Can thin perovskite film materials be applied as model systems for battery applications?

Abstract

The catalytic performance of carbon-based perovskite gas diffusion electrodes and thin films of identical perovskite catalyst phases (La 0.6Ca 0.4CoO 3− δ (LCCO), La 0.7Ca 0.3MnO 3− δ (LCMO) and La 0.7Ca 0.3Mn 0.9Ni 0.1O 3− δ (LCMNO)) has been compared. The thin films were deposited on MgO(1 0 0), MgO(1 1 0), and MgO(1 1 1) by pulsed reactive crossed-beam laser ablation (PRCLA). The quality of the films was determined by analyzing the composition as well as the crystallographic phase structure and texture of the electrodes. The catalytic activity for both the oxygen reduction and oxygen evolution reactions is evaluated from polarization curves for the selected electrodes.
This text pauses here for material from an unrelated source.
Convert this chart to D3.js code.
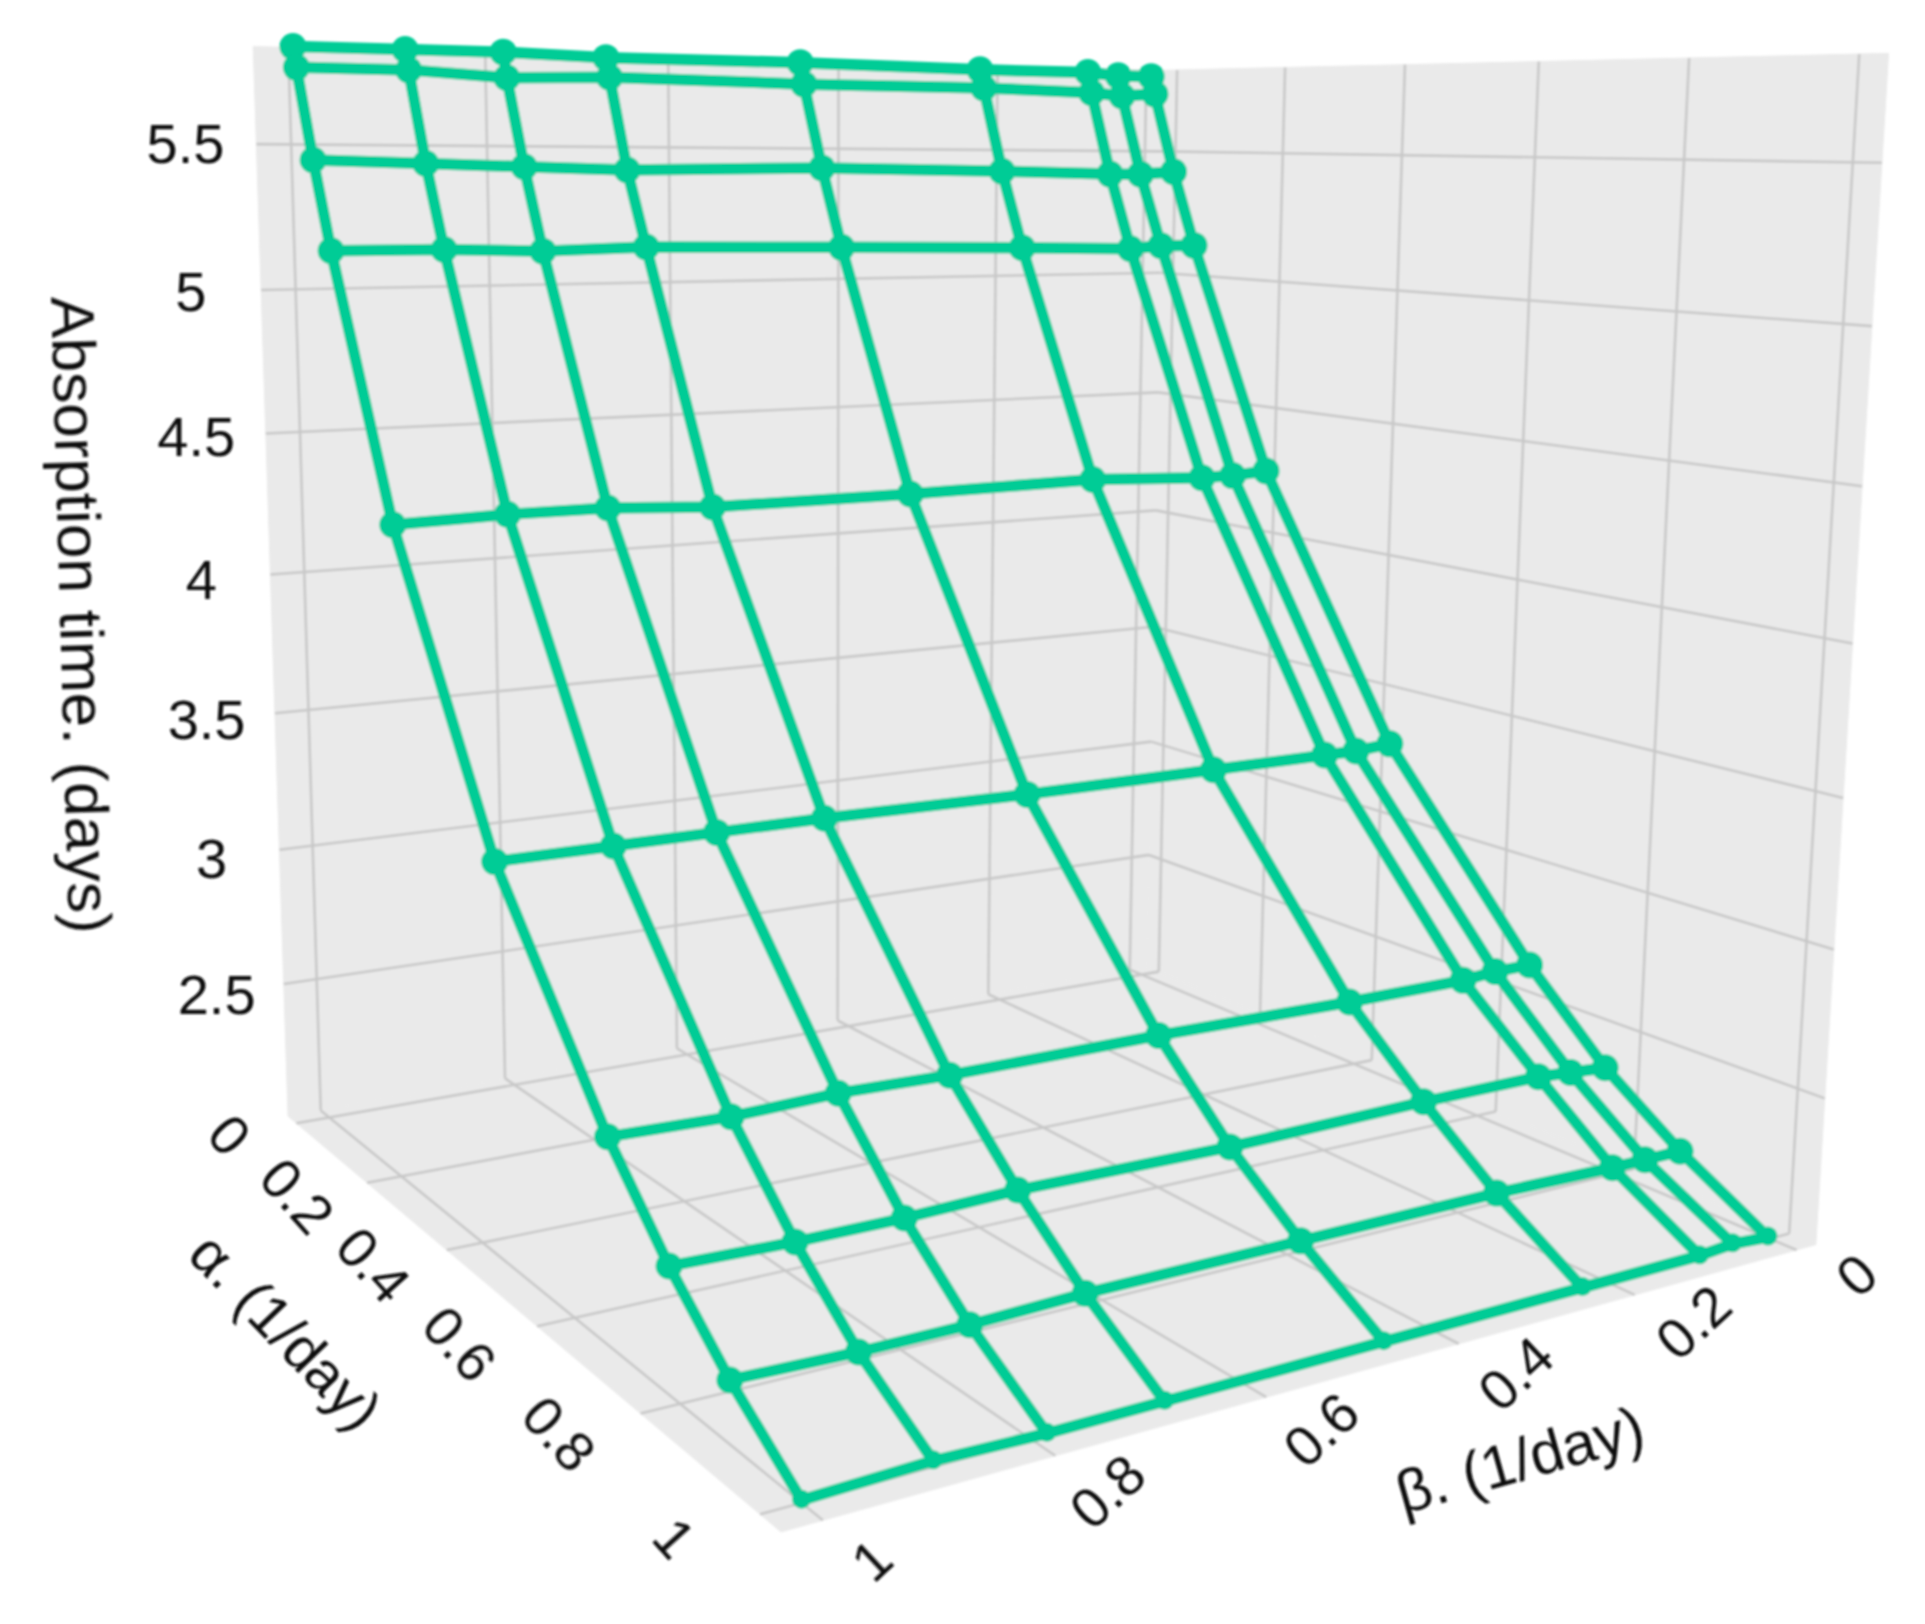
<!DOCTYPE html>
<html><head><meta charset="utf-8"><style>html,body{margin:0;background:#fff}svg{display:block}text{font-family:"Liberation Sans",Arial,sans-serif;fill:#111}</style></head>
<body><svg id="c" width="1925" height="1624"></svg>
<script src="https://cdn.jsdelivr.net/npm/d3@7"></script>
<script>
// ---- data ----
const alphaValues=[0.006,0.014,0.053,0.095,0.237,0.460,0.684,0.795,0.898,1.011];
const betaValues=[1.006,0.895,0.794,0.684,0.463,0.242,0.101,0.060,0.015];
const absorptionTime=[
[5.83,5.83,5.83,5.82,5.82,5.81,5.81,5.80,5.80],
[5.76,5.76,5.74,5.75,5.74,5.74,5.73,5.72,5.73],
[5.45,5.44,5.43,5.42,5.43,5.42,5.41,5.41,5.42],
[5.15,5.15,5.14,5.15,5.14,5.13,5.12,5.13,5.13],
[4.28,4.29,4.29,4.27,4.27,4.28,4.26,4.26,4.27],
[3.32,3.32,3.32,3.32,3.31,3.31,3.31,3.31,3.32],
[2.67,2.66,2.67,2.66,2.66,2.65,2.65,2.66,2.66],
[2.41,2.40,2.40,2.41,2.40,2.41,2.41,2.40,2.39],
[2.21,2.20,2.20,2.21,2.21,2.21,2.20,2.20,2.20],
[2.03,2.04,2.03,2.03,2.03,2.03,2.03,2.04,2.03]];
const alphaTicks=[0,0.2,0.4,0.6,0.8,1];
const betaTicks=[0,0.2,0.4,0.6,0.8,1];
const zTicks=[2.5,3,3.5,4,4.5,5,5.5];
const alphaTitle="α. (1/day)",betaTitle="β. (1/day)",zTitle="Absorption time. (days)";
// ---- scene ----
const aDom=[-0.025,1.032],bDom=[-0.025,1.034],zDom=[2.0,5.83];
const U=d3.scaleLinear().domain(aDom).range([0,1]),V=d3.scaleLinear().domain(bDom).range([0,1]),W=d3.scaleLinear().domain(zDom).range([0,1]);
const camera=[[220.8506,-905.0780,-42.28191,1146.819],[-29.23464,-30.03618,-899.9777,966.6570],[-0.2468041,-0.1608604,-0.05139924,1]];
function project(a,b,z){const q=[U(a),V(b),W(z),1];const X=camera.map(r=>d3.sum(r,(c,i)=>c*q[i]));return [X[0]/X[2],X[1]/X[2]];}
const [a0,a1]=aDom,[b0,b1]=bDom,[z0,z1]=zDom;
const svg=d3.select("#c");
const defs=svg.append("defs");
defs.append("filter").attr("id","soft").attr("filterUnits","userSpaceOnUse").attr("x",0).attr("y",0).attr("width",1925).attr("height",1624)
 .append("feGaussianBlur").attr("stdDeviation",0.9);
const g=svg.append("g").attr("filter","url(#soft)");
const path=d3.line();
const wallColor="#eaeaea",gridColor="#c8c8c8",teal="#00cc96";
const walls=[[[a0,b1,z0],[a0,b1,z1],[a0,b0,z1],[a0,b0,z0]],[[a0,b0,z0],[a0,b0,z1],[a1,b0,z1],[a1,b0,z0]],[[a0,b1,z0],[a1,b1,z0],[a1,b0,z0],[a0,b0,z0]]];
g.append("g").selectAll("path").data(walls).join("path").attr("d",w=>path(w.map(p=>project(...p)))+"Z").attr("fill",wallColor).attr("stroke",wallColor).attr("stroke-width",1);
const gridSegs=[];
betaTicks.forEach(b=>{gridSegs.push([[a0,b,z0],[a0,b,z1]]);gridSegs.push([[a0,b,z0],[a1,b,z0]]);});
alphaTicks.forEach(a=>{gridSegs.push([[a,b0,z0],[a,b0,z1]]);gridSegs.push([[a,b0,z0],[a,b1,z0]]);});
zTicks.forEach(z=>{gridSegs.push([[a0,b1,z],[a0,b0,z]]);gridSegs.push([[a0,b0,z],[a1,b0,z]]);});
g.append("g").selectAll("path").data(gridSegs).join("path").attr("d",s=>path(s.map(p=>project(...p)))).attr("fill","none").attr("stroke",gridColor).attr("stroke-width",2.6);
// surface mesh
const rowLines=alphaValues.map((a,i)=>betaValues.map((b,j)=>project(a,b,absorptionTime[i][j])));
const colLines=betaValues.map((b,j)=>alphaValues.map((a,i)=>project(a,b,absorptionTime[i][j])));
const mesh=g.append("g").attr("fill","none").attr("stroke",teal).attr("stroke-width",11.5).attr("stroke-linejoin","round");
mesh.selectAll("path.r").data(rowLines).join("path").attr("class","r").attr("d",path);
mesh.selectAll("path.c").data(colLines).join("path").attr("class","c").attr("d",path);
const nodes=alphaValues.flatMap((a,i)=>betaValues.map((b,j)=>({p:project(a,b,absorptionTime[i][j]),last:i===alphaValues.length-1})));
g.append("g").attr("fill",teal).selectAll("circle").data(nodes).join("circle").attr("cx",d=>d.p[0]).attr("cy",d=>d.last?d.p[1]-1:d.p[1]).attr("r",d=>d.last?9.5:13.5);
// text
const font=56,tickOff=0.068,betaOff=0.07;
function label(pos,txt,rot,size){g.append("text").attr("transform",`translate(${pos[0]},${pos[1]}) rotate(${rot})`).attr("text-anchor","middle").attr("dominant-baseline","central").attr("font-size",size).text(txt);}
zTicks.forEach(z=>label(project(a0,b1+tickOff,z),String(z),0,font));
alphaTicks.forEach(a=>label(project(a,b1+tickOff,z0),String(a),48,font));
betaTicks.forEach(b=>label(project(a1+betaOff,b,z0),String(b),-43,font));
label([82,615],zTitle,88.4,62);
label([286,1331],alphaTitle,46,58);
label([1520,1460],betaTitle,-15.7,60);
</script></body></html>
The compositional analysis of the films indicates that the ablation is congruent mainly for the LCCO, and that the films are nearly stoichiometric in their composition. The crystallographic orientation of the grown films is affected by the substrate. Under the selected deposition conditions it was not possible to grow parallel epitaxial films on MgO(1 1 0) and MgO(1 1 1). The key factors for epitaxy are besides the lattice misfit, also chemical/electronic interactions between film and substrate. The predominant crystallographic orientation is the one corresponding to the next lower surface/interfacial energy. The prepared films act as bifunctional catalysts, and the electrochemical experiments indicate that different exposed surfaces affect the performance of the electrode. The most active electrode was found to be the (1 0 0) textured film.